As for the diplomatic gesture by the U.S., along with allies such as Canada and the United Kingdom, are fans really going to miss First Lady Jill Biden or Second Gentleman Douglas Emhoff sitting in the dignitaries’ box next month?
All of which puts the onus on athletes. They clearly want to compete in Beijing but might also use the opportunity to speak out. The USOPC is preparing for demonstrations on the field of play, with chairwoman Susanne Lyons saying: “Certainly our athletes will have points of view.”
China has not reacted kindly to public criticism in the past. State-run television pulled NBA games after Houston Rockets general manager Daryl Morey tweeted his support of Hong Kong protestors and actor John Cena felt the need to apologize — in Mandarin, no less — after referring to Taiwan as a “country” in an interview.
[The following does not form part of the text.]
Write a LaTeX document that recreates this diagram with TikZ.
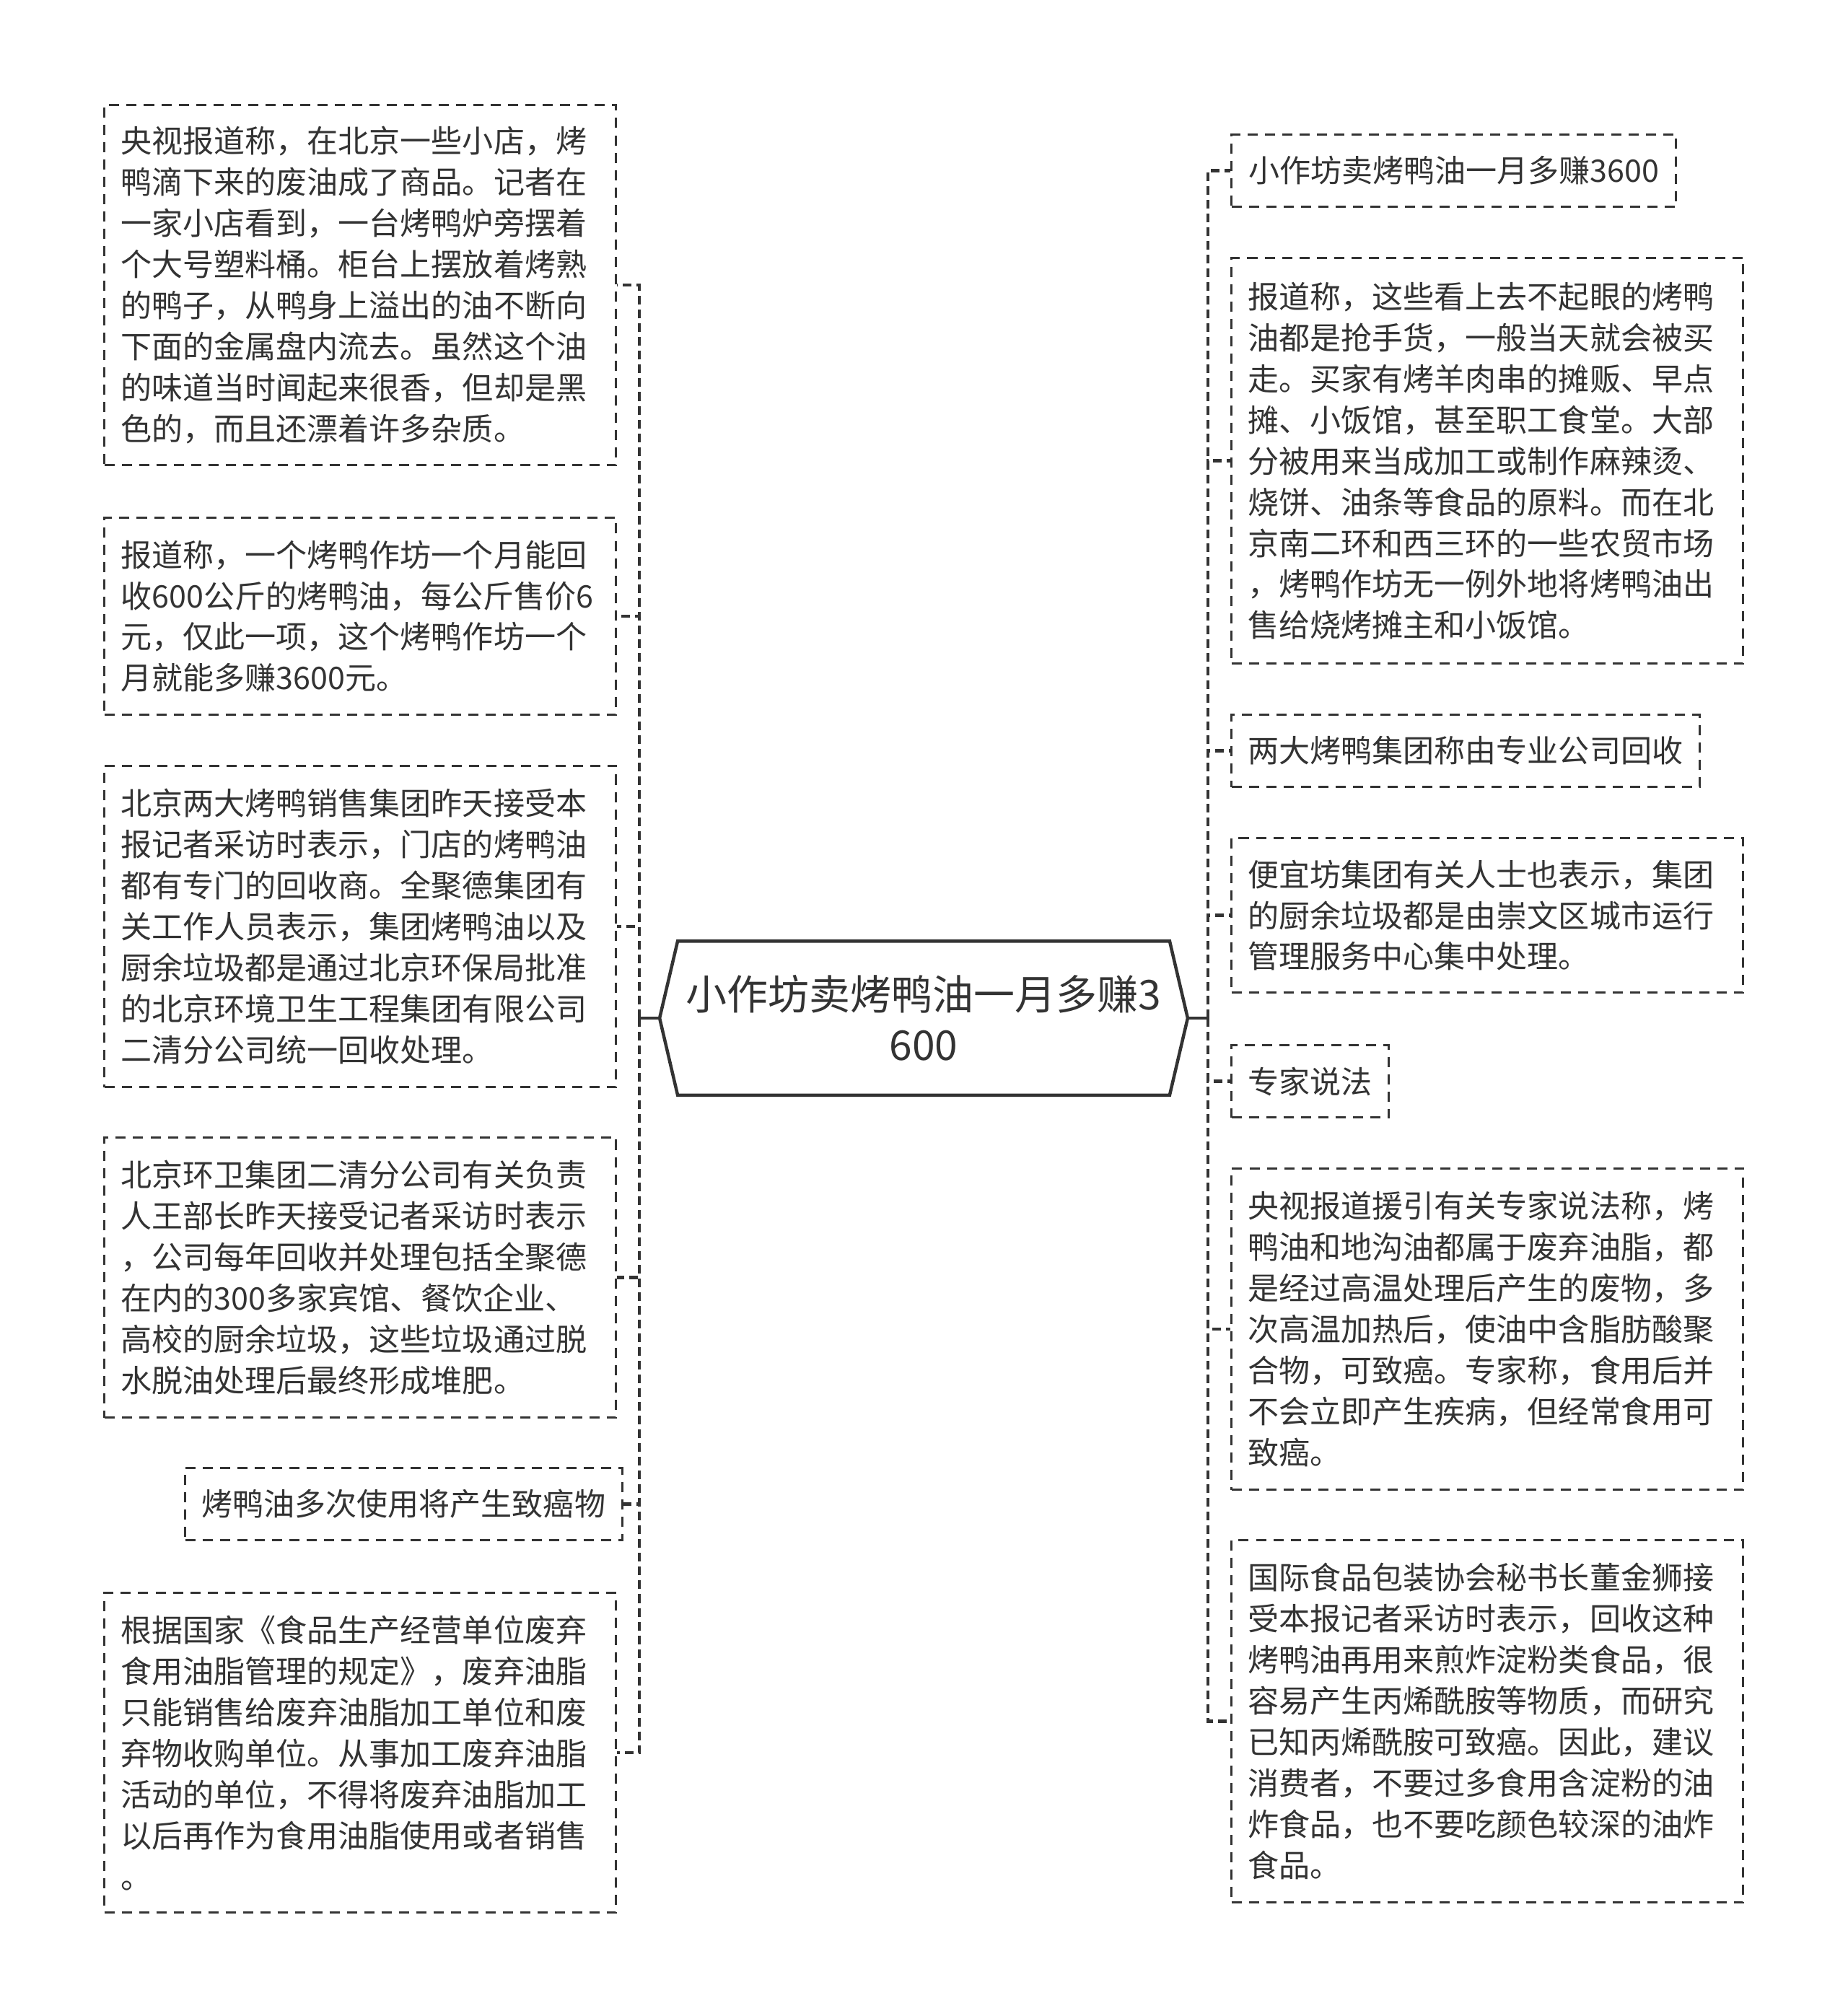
\documentclass[tikz,border=0pt]{standalone}
\usepackage{fontspec}
\setmainfont{Noto Sans CJK SC}
\definecolor{ink}{HTML}{333333}
\begin{document}
\begin{tikzpicture}[x=0.01cm,y=-0.01cm,
  box/.style={draw=ink, text=ink, line width=0.03cm, dash pattern=on 0.14cm off 0.1cm,
    anchor=north west, inner xsep=0.23cm, inner ysep=0cm, align=left,
    font=\fontsize{12.24pt}{16.2pt}\selectfont},
  conn/.style={draw=ink, line width=0.045cm, dash pattern=on 0.12cm off 0.07cm},
  solidconn/.style={draw=ink, line width=0.045cm}]
\fill[white] (0,0) rectangle (2560,2794);

% central node
\node[minimum width=7.3cm, minimum height=2.12cm, inner sep=0cm, align=center, text=ink,
  font=\fontsize{16.2pt}{19.84pt}\selectfont] (C) at (1280,1411) {小作坊卖烤鸭油一月多赚3\\600};
\draw[ink, line width=0.045cm, line join=miter] (C.west) -- ([xshift=0.25cm]C.north west) -- ([xshift=-0.25cm]C.north east) -- (C.east) -- ([xshift=-0.25cm]C.south east) -- ([xshift=0.25cm]C.south west) -- cycle;

% left boxes
\node[box, text width=6.63cm, minimum height=4.99cm] (L1) at (143,144) {央视报道称，在北京一些小店，烤\\鸭滴下来的废油成了商品。记者在\\一家小店看到，一台烤鸭炉旁摆着\\个大号塑料桶。柜台上摆放着烤熟\\的鸭子，从鸭身上溢出的油不断向\\下面的金属盘内流去。虽然这个油\\的味道当时闻起来很香，但却是黑\\色的，而且还漂着许多杂质。};
\node[box, text width=6.63cm, minimum height=2.73cm] (L2) at (143,716) {报道称，一个烤鸭作坊一个月能回\\收600公斤的烤鸭油，每公斤售价6\\元，仅此一项，这个烤鸭作坊一个\\月就能多赚3600元。};
\node[box, text width=6.63cm, minimum height=4.45cm] (L3) at (143,1060) {北京两大烤鸭销售集团昨天接受本\\报记者采访时表示，门店的烤鸭油\\都有专门的回收商。全聚德集团有\\关工作人员表示，集团烤鸭油以及\\厨余垃圾都是通过北京环保局批准\\的北京环境卫生工程集团有限公司\\二清分公司统一回收处理。};
\node[box, text width=6.63cm, minimum height=3.88cm] (L4) at (143,1575) {北京环卫集团二清分公司有关负责\\人王部长昨天接受记者采访时表示\\，公司每年回收并处理包括全聚德\\在内的300多家宾馆、餐饮企业、\\高校的厨余垃圾，这些垃圾通过脱\\水脱油处理后最终形成堆肥。};
\node[box, minimum width=5.99cm, minimum height=1cm] (L5) at (255,2033) {烤鸭油多次使用将产生致癌物};
\node[box, text width=6.63cm, minimum height=4.43cm] (L6) at (143,2206) {根据国家《食品生产经营单位废弃\\食用油脂管理的规定》，废弃油脂\\只能销售给废弃油脂加工单位和废\\弃物收购单位。从事加工废弃油脂\\活动的单位，不得将废弃油脂加工\\以后再作为食用油脂使用或者销售\\。};

% right boxes
\node[box, minimum width=6.16cm, minimum height=1cm] (R1) at (1705,185) {小作坊卖烤鸭油一月多赚3600};
\node[box, text width=6.63cm, minimum height=5.62cm] (R2) at (1705,356) {报道称，这些看上去不起眼的烤鸭\\油都是抢手货，一般当天就会被买\\走。买家有烤羊肉串的摊贩、早点\\摊、小饭馆，甚至职工食堂。大部\\分被用来当成加工或制作麻辣烫、\\烧饼、油条等食品的原料。而在北\\京南二环和西三环的一些农贸市场\\，烤鸭作坊无一例外地将烤鸭油出\\售给烧烤摊主和小饭馆。};
\node[box, minimum width=6.42cm, minimum height=1cm] (R3) at (1705,989) {两大烤鸭集团称由专业公司回收};
\node[box, text width=6.63cm, minimum height=2.14cm] (R4) at (1705,1160) {便宜坊集团有关人士也表示，集团\\的厨余垃圾都是由崇文区城市运行\\管理服务中心集中处理。};
\node[box, minimum width=2.14cm, minimum height=1cm] (R5) at (1705,1447) {专家说法};
\node[box, text width=6.63cm, minimum height=4.45cm] (R6) at (1705,1618) {央视报道援引有关专家说法称，烤\\鸭油和地沟油都属于废弃油脂，都\\是经过高温处理后产生的废物，多\\次高温加热后，使油中含脂肪酸聚\\合物，可致癌。专家称，食用后并\\不会立即产生疾病，但经常食用可\\致癌。};
\node[box, text width=6.63cm, minimum height=5.02cm] (R7) at (1705,2133) {国际食品包装协会秘书长董金狮接\\受本报记者采访时表示，回收这种\\烤鸭油再用来煎炸淀粉类食品，很\\容易产生丙烯酰胺等物质，而研究\\已知丙烯酰胺可致癌。因此，建议\\消费者，不要过多食用含淀粉的油\\炸食品，也不要吃颜色较深的油炸\\食品。};

% connectors
\coordinate (TL) at (886,1411);
\coordinate (TR) at (1674,1411);
\draw[solidconn] (C.west) -- (TL);
\draw[solidconn] ([yshift=-0.1cm]TL) -- ([yshift=0.1cm]TL);
\draw[solidconn] (C.east) -- (TR);
\draw[solidconn] ([yshift=-0.1cm]TR) -- ([yshift=0.1cm]TR);
\foreach \n in {L1,L2,L3,L4,L5,L6}{\draw[conn] (TL) |- (\n.east);}
\foreach \n in {R1,R2,R3,R4,R5,R6,R7}{\draw[conn] (TR) |- (\n.west);}
\end{tikzpicture}
\end{document}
China does not recognize Taiwan’s sovereignty. Tennis player Peng is merely the latest Chinese celebrity, businessman or activist to disappear after condemning the government.
“With no guaranteed protection by the IOC or the Chinese authorities, we strongly advise athletes not to speak up about human rights issues while in China,” Global Athlete, an international grass-roots group, said in a statement earlier this month. “The disappearance of Peng Shuai is a glaring example of the type of the risk athletes face when they speak up. "
USOPC officials recognize the potential for trouble in Beijing.
“We are absolutely making sure athletes understand the rules and laws of the country that we’re going to and where those risks might be because those laws and rules are different than they are in our country,” Hirshland said.
Though the “continued political tension,” as Lyons calls it, could become a distraction, freestyle skier David Wise believes that he and his teammates will stay sharp.
There won’t be much time to ponder geopolitics once the competition begins, certainly not when Wise drops into the halfpipe and gathers speed to launch himself off the lip, spinning, twisting, cartwheeling through the air.
The two-time Olympic gold medalist figures that all of his attention will focus on landing safely, all those ethical debates fading away.
“I personally don’t have enough bandwidth.”